Joint optimization of IoT devices access and bandwidth resource allocation for network slicing in edge-enabled radio access networks

With the rapid development of the Internet-of-Things (IoT) and the continuous progress in software technologies, IoT devices (IoTDs) have been applied to various scenarios for executing computation-intensive applications. Limited by many restrictions, IoTDs usually cannot fully meet the demands of these applications. In this context, the mobile edge computing (MEC) paradigm was proposed.

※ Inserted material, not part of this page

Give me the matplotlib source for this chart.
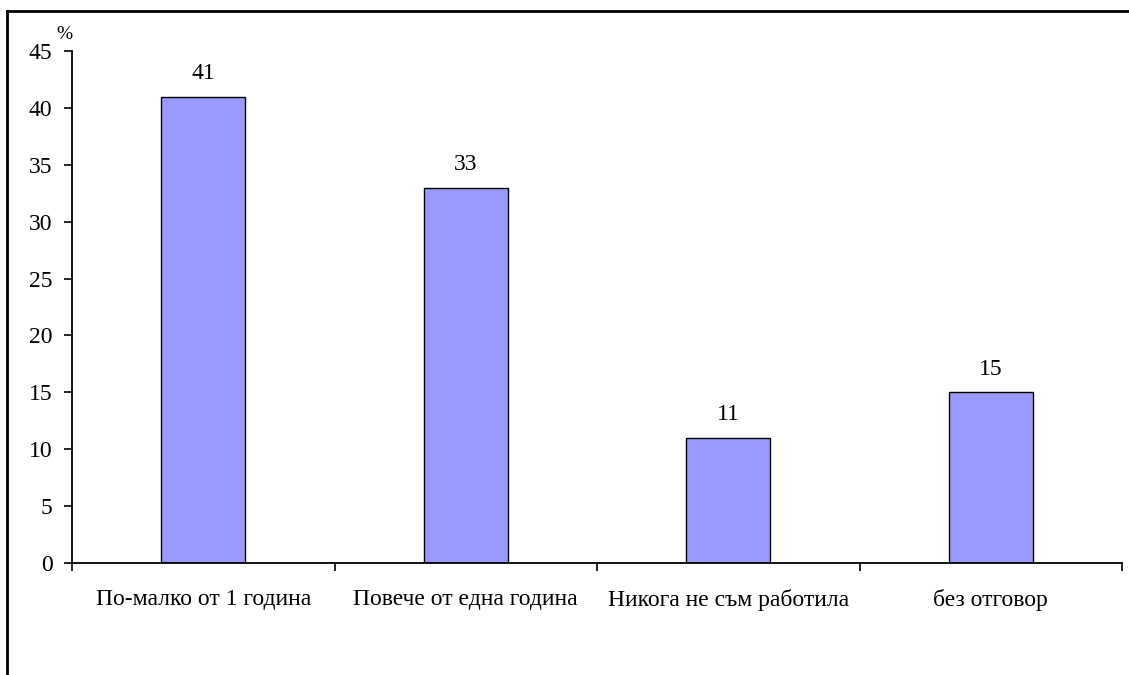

In MEC paradigm, IoTDs and edge servers (ESs) form an edge-enabled radio access network (E-RAN) so that the IoTDs can solve the problem of their poor computational resources by transmitting data or tasks to the ES. In order to improve the Quality-of-Service (QoS) of E-RAN, network slicing technology is widely used. Although the combination of MEC and network slicing technology has effectively made up for the deficiencies of IoTDs, the resource efficiency of network slicing is still a serious challenge. This paper considers a multi-IoTD and multi-ES network system, where there are multiple service providers (SPs) with different priorities. In this system, the joint optimization of IoTDs access and bandwidth resource allocation is formulated, whose objective is to maximize the system th. To address this problem, we develop an optimization algorithm including greedy-based devices access and bandwidth resource allocation optimization (GDABRA) algorithm. Extensive simulation results are provided to demonstrate the system throughput growth of the proposed algorithm in comparison with benchmark algorithms.